Now that the country has voted resoundingly to keep MMP, it is invited to suggest ways to improve the system. The Electoral Commission has begun the discussion with a paper that raises a few familiar questions for public comment but the review need not be confined to them. The commission says it is keen to hear any ideas. It should hear plenty.
After 15 years and six elections, just about everyone has something they do not like about the system. For many it is the idea of list MPs, who are chosen entirely by party officials and never need subject themselves to a popular vote. Others see that as a strength of the system. It allows parties to bring into Parliament people who represent minorities, or people with expertise who are not willing to undergo a personal electoral ordeal.

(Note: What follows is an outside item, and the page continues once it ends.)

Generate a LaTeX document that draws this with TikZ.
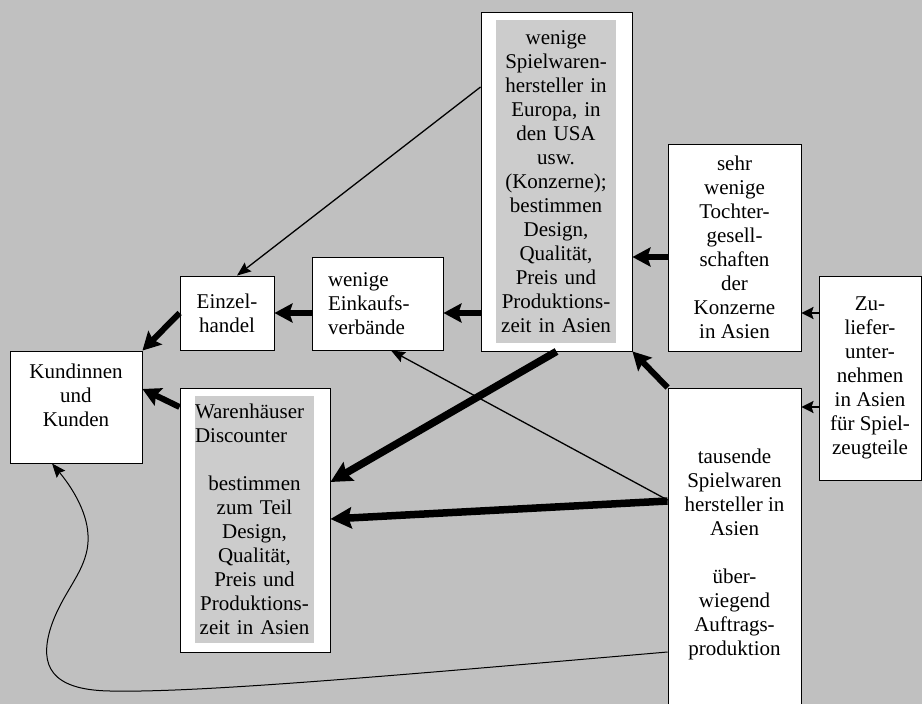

The list system undoubtedly has improved the representation of immigrant minorities and gays and produced ministers of the calibre of Steven Joyce in the present Cabinet and Margaret Wilson in the last. But it has also put into Parliament people who seemed ill-suited to politics, made no impression while there and were sometimes replaced by another nonentity. Whereas electorate vacancies must be filled from a byelection, the occupants of list seats can come and go largely unnoticed.
Whatever the calibre of party appointees to Parliament, it seems wrong that they are not subjected to some sort of electoral test. Perhaps list seats should have to be filled by the party's highest polling losers in electorates - or perhaps an American system of party primary elections could compile the lists.
Some American primaries are open to all voters in the state, others are restricted to voters who have registered with one of the parties. The restricted system could work for party lists under MMP. Candidates for the list could campaign for the support of voters registered with the party for a primary in each region before the election. They would be ranked for list seats in order of their total vote at the end of the primaries.